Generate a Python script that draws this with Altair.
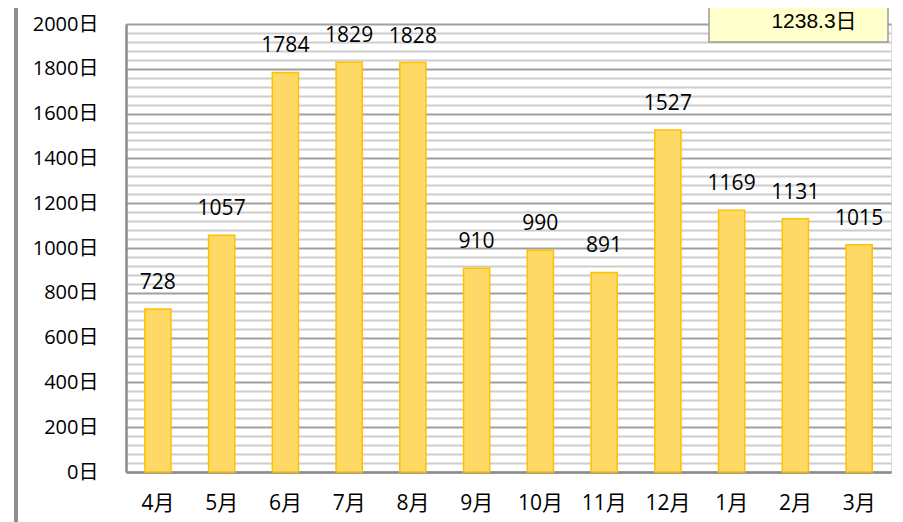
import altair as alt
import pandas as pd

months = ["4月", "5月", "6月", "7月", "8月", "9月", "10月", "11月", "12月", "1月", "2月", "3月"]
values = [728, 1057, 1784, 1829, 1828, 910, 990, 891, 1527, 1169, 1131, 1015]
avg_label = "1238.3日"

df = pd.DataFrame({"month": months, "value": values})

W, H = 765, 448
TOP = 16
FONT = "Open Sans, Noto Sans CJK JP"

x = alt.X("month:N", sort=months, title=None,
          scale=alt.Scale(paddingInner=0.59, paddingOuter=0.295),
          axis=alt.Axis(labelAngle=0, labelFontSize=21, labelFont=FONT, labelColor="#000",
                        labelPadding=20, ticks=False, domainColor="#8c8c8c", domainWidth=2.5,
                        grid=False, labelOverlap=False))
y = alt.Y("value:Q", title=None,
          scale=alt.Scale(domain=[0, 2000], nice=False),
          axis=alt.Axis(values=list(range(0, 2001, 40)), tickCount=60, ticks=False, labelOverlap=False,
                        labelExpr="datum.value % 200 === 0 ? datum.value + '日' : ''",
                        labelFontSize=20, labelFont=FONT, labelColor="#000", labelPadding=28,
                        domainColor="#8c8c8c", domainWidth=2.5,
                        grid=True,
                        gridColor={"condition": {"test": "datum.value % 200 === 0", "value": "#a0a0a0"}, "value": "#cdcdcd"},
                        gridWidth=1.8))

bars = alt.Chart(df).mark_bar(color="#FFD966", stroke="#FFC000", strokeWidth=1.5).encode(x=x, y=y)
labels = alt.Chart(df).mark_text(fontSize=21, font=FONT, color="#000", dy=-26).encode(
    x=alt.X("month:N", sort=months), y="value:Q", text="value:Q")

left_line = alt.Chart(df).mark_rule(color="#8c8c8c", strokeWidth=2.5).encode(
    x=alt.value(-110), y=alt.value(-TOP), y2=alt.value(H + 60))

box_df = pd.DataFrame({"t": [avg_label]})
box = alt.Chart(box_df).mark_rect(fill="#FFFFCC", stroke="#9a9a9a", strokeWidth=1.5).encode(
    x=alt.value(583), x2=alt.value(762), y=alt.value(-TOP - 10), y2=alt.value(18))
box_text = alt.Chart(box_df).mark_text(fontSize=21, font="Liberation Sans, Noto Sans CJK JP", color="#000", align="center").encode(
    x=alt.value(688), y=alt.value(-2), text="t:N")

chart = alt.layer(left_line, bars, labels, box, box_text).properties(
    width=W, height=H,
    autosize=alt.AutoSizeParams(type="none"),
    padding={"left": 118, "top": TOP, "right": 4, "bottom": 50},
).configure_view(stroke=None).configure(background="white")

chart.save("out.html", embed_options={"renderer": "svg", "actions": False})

────────

What this task involves — Transcribe all the data word for word; the images stay out.

Response below —
Generate a Python script that draws this with Altair.
import altair as alt
import pandas as pd

months = ["4月", "5月", "6月", "7月", "8月", "9月", "10月", "11月", "12月", "1月", "2月", "3月"]
values = [728, 1057, 1784, 1829, 1828, 910, 990, 891, 1527, 1169, 1131, 1015]
avg_label = "1238.3日"

df = pd.DataFrame({"month": months, "value": values})

W, H = 765, 448
TOP = 16
FONT = "Open Sans, Noto Sans CJK JP"

x = alt.X("month:N", sort=months, title=None,
          scale=alt.Scale(paddingInner=0.59, paddingOuter=0.295),
          axis=alt.Axis(labelAngle=0, labelFontSize=21, labelFont=FONT, labelColor="#000",
                        labelPadding=20, ticks=False, domainColor="#8c8c8c", domainWidth=2.5,
                        grid=False, labelOverlap=False))
y = alt.Y("value:Q", title=None,
          scale=alt.Scale(domain=[0, 2000], nice=False),
          axis=alt.Axis(values=list(range(0, 2001, 40)), tickCount=60, ticks=False, labelOverlap=False,
                        labelExpr="datum.value % 200 === 0 ? datum.value + '日' : ''",
                        labelFontSize=20, labelFont=FONT, labelColor="#000", labelPadding=28,
                        domainColor="#8c8c8c", domainWidth=2.5,
                        grid=True,
                        gridColor={"condition": {"test": "datum.value % 200 === 0", "value": "#a0a0a0"}, "value": "#cdcdcd"},
                        gridWidth=1.8))

bars = alt.Chart(df).mark_bar(color="#FFD966", stroke="#FFC000", strokeWidth=1.5).encode(x=x, y=y)
labels = alt.Chart(df).mark_text(fontSize=21, font=FONT, color="#000", dy=-26).encode(
    x=alt.X("month:N", sort=months), y="value:Q", text="value:Q")

left_line = alt.Chart(df).mark_rule(color="#8c8c8c", strokeWidth=2.5).encode(
    x=alt.value(-110), y=alt.value(-TOP), y2=alt.value(H + 60))

box_df = pd.DataFrame({"t": [avg_label]})
box = alt.Chart(box_df).mark_rect(fill="#FFFFCC", stroke="#9a9a9a", strokeWidth=1.5).encode(
    x=alt.value(583), x2=alt.value(762), y=alt.value(-TOP - 10), y2=alt.value(18))
box_text = alt.Chart(box_df).mark_text(fontSize=21, font="Liberation Sans, Noto Sans CJK JP", color="#000", align="center").encode(
    x=alt.value(688), y=alt.value(-2), text="t:N")

chart = alt.layer(left_line, bars, labels, box, box_text).properties(
    width=W, height=H,
    autosize=alt.AutoSizeParams(type="none"),
    padding={"left": 118, "top": TOP, "right": 4, "bottom": 50},
).configure_view(stroke=None).configure(background="white")

chart.save("out.html", embed_options={"renderer": "svg", "actions": False})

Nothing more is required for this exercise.